───── DATA EXTRACT ─────

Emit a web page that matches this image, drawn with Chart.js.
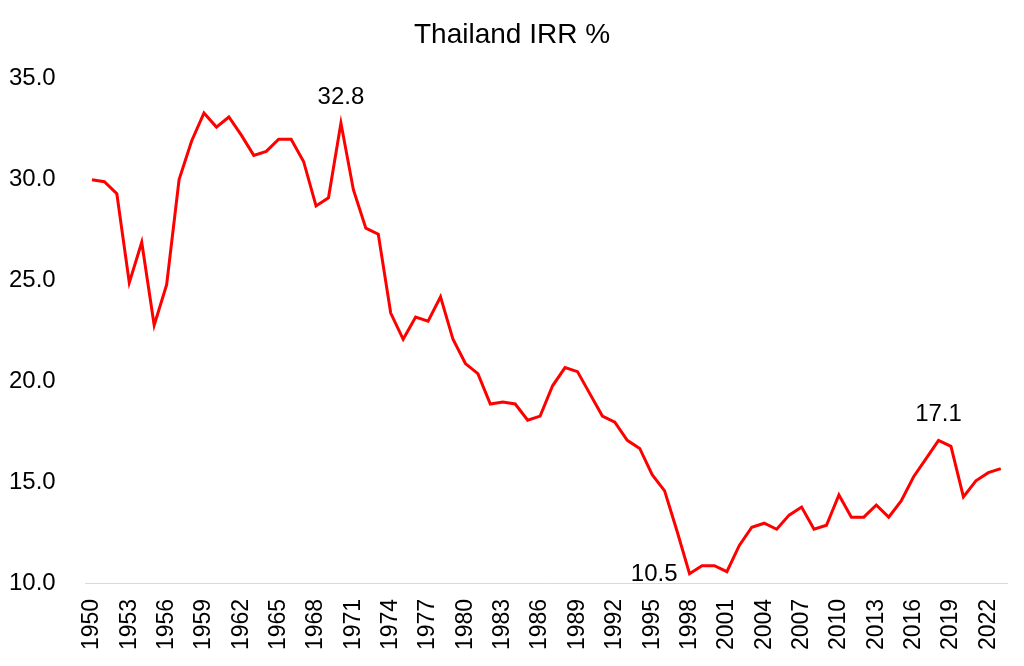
<!DOCTYPE html>
<html>
<head>
<meta charset="utf-8">
<script src="https://cdn.jsdelivr.net/npm/chart.js@4/dist/chart.umd.min.js"></script>
<style>
html,body{margin:0;padding:0;background:#fff;}
#wrap{width:1024px;height:666px;position:relative;}
</style>
</head>
<body>
<div id="wrap"><canvas id="c" width="1024" height="666"></canvas></div>
<script>
const years = ["1950","1951","1952","1953","1954","1955","1956","1957","1958","1959",
"1960","1961","1962","1963","1964","1965","1966","1967","1968","1969",
"1970","1971","1972","1973","1974","1975","1976","1977","1978","1979",
"1980","1981","1982","1983","1984","1985","1986","1987","1988","1989",
"1990","1991","1992","1993","1994","1995","1996","1997","1998","1999",
"2000","2001","2002","2003","2004","2005","2006","2007","2008","2009",
"2010","2011","2012","2013","2014","2015","2016","2017","2018","2019",
"2020","2021","2022","2023"];
const irr = [30.0,29.9,29.3,24.9,26.9,22.8,24.8,30.0,31.9,33.3,
32.6,33.1,32.2,31.2,31.4,32.0,32.0,30.9,28.7,29.1,
32.8,29.5,27.6,27.3,23.4,22.1,23.2,23.0,24.2,22.1,
20.9,20.4,18.9,19.0,18.9,18.1,18.3,19.8,20.7,20.5,
19.4,18.3,18.0,17.1,16.7,15.4,14.6,12.6,10.5,10.9,
10.9,10.6,11.9,12.8,13.0,12.7,13.4,13.8,12.7,12.9,
14.4,13.3,13.3,13.9,13.3,14.1,15.3,16.2,17.1,16.8,
14.3,15.1,15.5,15.7];
const labelledYears = ["1970","1998","2018"];
const yTicks = [10,15,20,25,30,35];
const titleText = "Thailand IRR %";

const FONT = "'Liberation Sans', Arial, sans-serif";

const pointLabels = {
  id: 'pointLabels',
  afterDatasetsDraw(chart) {
    const meta = chart.getDatasetMeta(0);
    const ctx = chart.ctx;
    ctx.save();
    ctx.font = "24px " + FONT;
    ctx.fillStyle = "#000";
    labelledYears.forEach((yr, k) => {
      const i = years.indexOf(yr);
      const pt = meta.data[i];
      const txt = irr[i].toFixed(1);
      if (k === 1) {
        ctx.textAlign = "right";
        ctx.textBaseline = "middle";
        ctx.fillText(txt, pt.x - 12, pt.y + 1);
      } else {
        ctx.textAlign = "center";
        ctx.textBaseline = "bottom";
        ctx.fillText(txt, pt.x, pt.y - 14);
      }
    });
    ctx.restore();
  }
};

new Chart(document.getElementById('c'), {
  type: 'line',
  data: {
    labels: years,
    datasets: [{
      data: irr,
      borderColor: '#FF0000',
      borderWidth: 3,
      pointRadius: 0,
      tension: 0,
      fill: false
    }]
  },
  options: {
    responsive: false,
    animation: false,
    devicePixelRatio: 1,
    layout: { padding: { left: 9, right: 9, top: 0, bottom: 1 } },
    plugins: {
      legend: { display: false },
      tooltip: { enabled: false },
      title: {
        display: true,
        text: titleText,
        color: '#000',
        font: { family: FONT, size: 28, weight: 'normal' },
        padding: { top: 18, bottom: 27 }
      }
    },
    scales: {
      x: {
        offset: true,
        afterFit: (scale) => { scale.paddingRight = 17; },
        grid: { display: false, drawTicks: false },
        border: { display: true, color: '#d9d9d9', width: 1 },
        ticks: {
          autoSkip: false,
          maxRotation: 90,
          minRotation: 90,
          padding: 15,
          color: '#000',
          font: { family: FONT, size: 23 },
          callback: function(v, i) { return i % 3 === 0 ? years[i] : null; }
        }
      },
      y: {
        min: 10,
        max: 35,
        afterBuildTicks: (axis) => { axis.ticks = yTicks.map(v => ({ value: v })); },
        grid: { display: false, drawTicks: false },
        border: { display: false },
        ticks: {
          padding: 15,
          crossAlign: 'far',
          color: '#000',
          font: { family: FONT, size: 24 },
          callback: (v) => Number(v).toFixed(1)
        }
      }
    }
  },
  plugins: [pointLabels]
});
</script>
</body>
</html>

─────

• STATED GOAL: In your copy of the listing above, reproduce each line exactly and omit all pictures.

• RESULT OF THE EXERCISE:
Emit a web page that matches this image, drawn with Chart.js.
<!DOCTYPE html>
<html>
<head>
<meta charset="utf-8">
<script src="https://cdn.jsdelivr.net/npm/chart.js@4/dist/chart.umd.min.js"></script>
<style>
html,body{margin:0;padding:0;background:#fff;}
#wrap{width:1024px;height:666px;position:relative;}
</style>
</head>
<body>
<div id="wrap"><canvas id="c" width="1024" height="666"></canvas></div>
<script>
const years = ["1950","1951","1952","1953","1954","1955","1956","1957","1958","1959",
"1960","1961","1962","1963","1964","1965","1966","1967","1968","1969",
"1970","1971","1972","1973","1974","1975","1976","1977","1978","1979",
"1980","1981","1982","1983","1984","1985","1986","1987","1988","1989",
"1990","1991","1992","1993","1994","1995","1996","1997","1998","1999",
"2000","2001","2002","2003","2004","2005","2006","2007","2008","2009",
"2010","2011","2012","2013","2014","2015","2016","2017","2018","2019",
"2020","2021","2022","2023"];
const irr = [30.0,29.9,29.3,24.9,26.9,22.8,24.8,30.0,31.9,33.3,
32.6,33.1,32.2,31.2,31.4,32.0,32.0,30.9,28.7,29.1,
32.8,29.5,27.6,27.3,23.4,22.1,23.2,23.0,24.2,22.1,
20.9,20.4,18.9,19.0,18.9,18.1,18.3,19.8,20.7,20.5,
19.4,18.3,18.0,17.1,16.7,15.4,14.6,12.6,10.5,10.9,
10.9,10.6,11.9,12.8,13.0,12.7,13.4,13.8,12.7,12.9,
14.4,13.3,13.3,13.9,13.3,14.1,15.3,16.2,17.1,16.8,
14.3,15.1,15.5,15.7];
const labelledYears = ["1970","1998","2018"];
const yTicks = [10,15,20,25,30,35];
const titleText = "Thailand IRR %";

const FONT = "'Liberation Sans', Arial, sans-serif";

const pointLabels = {
  id: 'pointLabels',
  afterDatasetsDraw(chart) {
    const meta = chart.getDatasetMeta(0);
    const ctx = chart.ctx;
    ctx.save();
    ctx.font = "24px " + FONT;
    ctx.fillStyle = "#000";
    labelledYears.forEach((yr, k) => {
      const i = years.indexOf(yr);
      const pt = meta.data[i];
      const txt = irr[i].toFixed(1);
      if (k === 1) {
        ctx.textAlign = "right";
        ctx.textBaseline = "middle";
        ctx.fillText(txt, pt.x - 12, pt.y + 1);
      } else {
        ctx.textAlign = "center";
        ctx.textBaseline = "bottom";
        ctx.fillText(txt, pt.x, pt.y - 14);
      }
    });
    ctx.restore();
  }
};

new Chart(document.getElementById('c'), {
  type: 'line',
  data: {
    labels: years,
    datasets: [{
      data: irr,
      borderColor: '#FF0000',
      borderWidth: 3,
      pointRadius: 0,
      tension: 0,
      fill: false
    }]
  },
  options: {
    responsive: false,
    animation: false,
    devicePixelRatio: 1,
    layout: { padding: { left: 9, right: 9, top: 0, bottom: 1 } },
    plugins: {
      legend: { display: false },
      tooltip: { enabled: false },
      title: {
        display: true,
        text: titleText,
        color: '#000',
        font: { family: FONT, size: 28, weight: 'normal' },
        padding: { top: 18, bottom: 27 }
      }
    },
    scales: {
      x: {
        offset: true,
        afterFit: (scale) => { scale.paddingRight = 17; },
        grid: { display: false, drawTicks: false },
        border: { display: true, color: '#d9d9d9', width: 1 },
        ticks: {
          autoSkip: false,
          maxRotation: 90,
          minRotation: 90,
          padding: 15,
          color: '#000',
          font: { family: FONT, size: 23 },
          callback: function(v, i) { return i % 3 === 0 ? years[i] : null; }
        }
      },
      y: {
        min: 10,
        max: 35,
        afterBuildTicks: (axis) => { axis.ticks = yTicks.map(v => ({ value: v })); },
        grid: { display: false, drawTicks: false },
        border: { display: false },
        ticks: {
          padding: 15,
          crossAlign: 'far',
          color: '#000',
          font: { family: FONT, size: 24 },
          callback: (v) => Number(v).toFixed(1)
        }
      }
    }
  },
  plugins: [pointLabels]
});
</script>
</body>
</html>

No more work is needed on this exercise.